Last year domestic gas output was an average 0.5 Bcf/d higher every month, or more than 2 Bcf/d y/y, the analysts noted. However, the upward trend was interrupted in February when harsh winter weather slammed into Texas and the Midcontinent, leading to wellhead freeze-offs. As much as 5 Bcf/d of gas output was shut in at times because of below-freezing temperatures, Adkins noted.

The Raymond James estimate jibed with the Energy Information Administration's (EIA) 914 data, which recently confirmed a sequential drop-off of 1.3 Bcf/d in February from January (see Daily GPI, May 11). Using the EIA data and then the results from their recent 1Q2011 gas production survey, the analysts concluded that all of the short-term gas production reductions were weather-related.

"After compiling the domestic production data from publicly traded producers, we expect to see a sequential jump in March [EIA] 914 natural gas supply of 2.0-2.5 Bcf/d," wrote the analysts. "This uptick has been largely confirmed by pipeline flow data."

Because the continued uptick in domestic gas production "will likely show itself later this summer, we must ask: How does $3 gas taste?" said Adkins and his colleagues.

Raymond James has tracked reported gas production from publicly traded U.S. producers as a "fact check" on EIA 914 data for more than 10 years. The data "has been particularly accurate in tracking underlying supply trends -- and even in some cases (early 2009) allowed us to front-run broad-based revisions to the...data," the analysts noted.

Meanwhile, U.S. gas supplies have continued to eke out gains "despite the widespread freeze-offs and weather-related slowdowns during the most recent quarter," noted Adkins and his team. "Are we worried about a rollover? Not anytime soon. Assuming that private producer growth trends mirror larger publicly traded peers (which history has shown to be the case), we would expect the upcoming March EIA-914 figure to reflect a significant bounce back in U.S. gas supply...

"In fact, our back-of-the-envelope math suggests that March production could be up 2.0-2.5 Bcf/d sequentially."

The y/y comparisons are set to "become easier as we move through the summer given that U.S. supply essentially flat-lined from April to July [2010]," said the Raymond James team. "We noted during that time that this slowdown in the overall growth curve was likely due to bottlenecks in takeaway capacity, constraints with [hydraulic fracturing] crews, 'moratorium' maintenance in the Gulf of Mexico and some other one-off disruptions and delays with gas processing plants."

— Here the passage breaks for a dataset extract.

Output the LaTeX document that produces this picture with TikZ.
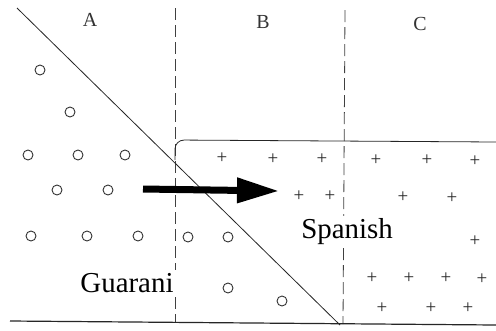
\documentclass[tikz,border=0pt]{standalone}
\usepackage{fontspec}
\setmainfont{Liberation Serif}
\usetikzlibrary{arrows.meta}
\begin{document}
\begin{tikzpicture}[x=1bp,y=-1bp,
  thinline/.style={line width=0.8bp,black!85},
  dashline/.style={line width=0.8bp,black!75,dash pattern=on 12bp off 5bp},
  circ/.style={ellipse,draw=black!80,line width=0.9bp,minimum width=10bp,minimum height=9bp,inner sep=0pt},
  plus/.style={inner sep=0pt,font=\fontsize{19}{19}\selectfont,text=black!85},
  region/.style={font=\fontsize{20}{20}\selectfont,text=black!80},
  lang/.style={fill=white,inner sep=3bp,font=\fontsize{29}{29}\selectfont}]
\useasboundingbox (0,0) rectangle (496,330);
\fill[white] (0,0) rectangle (496,330);
% region letters
\node[region] (A) at (90,20) {A};
\node[region] (B) at (263,22) {B};
\node[region] (C) at (420,24) {C};
% dashed borders
\coordinate (d1t) at (175,8); \coordinate (d1b) at (175,322);
\coordinate (d2t) at (345,10); \coordinate (d2b) at (343,324);
\draw[dashline] (d1t) -- (d1b);
\draw[dashline] (d2t) -- (d2b);
% diagonal
\coordinate (g1) at (17,8); \coordinate (g2) at (340,325);
\draw[thinline] (g1) -- (g2);
% box top
\coordinate (b1) at (175,160); \coordinate (b2) at (496,142);
\draw[thinline,rounded corners=9bp] (b1) -- (175,140) -- (b2);
% bottom line
\coordinate (l1) at (10,321); \coordinate (l2) at (496,325);
\draw[line width=1.2bp,black!85] (l1) -- (l2);
% circles
\foreach \x/\y [count=\i] in {40/70,70/112,28/155,78/155,125/155,57/190,108/190,31/236,87/236,138/236,188/237,228/237,228/288,282/301}
  \node[circle,draw=black!80,line width=0.9bp,minimum size=10bp,inner sep=0pt] (o\i) at (\x,\y) {};
% pluses
\foreach \x/\y [count=\i] in {222/158,273/159,322/159,376/160,427/160,475/161,299/196,330/196,403/197,452/198,475/241,372/278,409/278,446/278,482/279,382/308,431/308,468/308}
  \node[plus] (p\i) at (\x,\y) {+};
% arrow
\coordinate (a1) at (143,189); \coordinate (a2) at (279,191);
\draw[line width=7bp,-{Triangle[length=42bp,width=24bp]}] (a1) -- (a2);
% labels
\node[lang] (gua) at (127,283) {Guarani};
\node[lang] (spa) at (347,232) {Spanish};
\end{tikzpicture}
\end{document}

However, assuming the analysts' data is correct and underlying supply growth continues its upward movement for the rest of the summer, the "y/y supply numbers will look increasingly looser (or more bearish)." The EIA is projecting total marketed gas output to jump by 2.3% (1.4 Bcf/d) in 2011.

The public independents, as they have before, continue to carry the load in terms of overall supply growth, "posting incredible growth of 10.2% y/y," or 2.1 Bcf/d. However, the independents and the integrated majors account for only half of overall U.S. gas production.

Raymond James data excludes private gas producers and "this provides the potential for significant error," said the analysts. However, "it has been our experience over the years that the production trends from privates tend to track public independents fairly closely." The "real kicker" in the trends is the horizontal rig count, with the privates up 175%-plus since June 2009 versus a 63% uptick out of publicly traded peers.

The domestic gas rig count peaked last August and is heading lower. However, said Adkins, "we believe that the industry can grow gas production with less than 700 active natural gas rigs," versus 875 active today.

Baker Hughes Inc. reported on Friday that domestic gas-directed activity declined week/week (w/w) by 14 rigs to 874. The area reporting the largest gas-directed rig decline was the Haynesville Shale, which was down eight rigs and is now 55 rigs off its 2010 peak, with 18 fewer rigs year-to-date.

Canaccord Genuity analysts said in a note Monday the w/w tumble in the U.S. gas rig count was the largest since mid-March "and the lowest absolute level of gas-directed drilling activity since January '10. Gas drilling now accounts for less than 48% of total U.S. drilling activity, a composition last seen over a decade ago."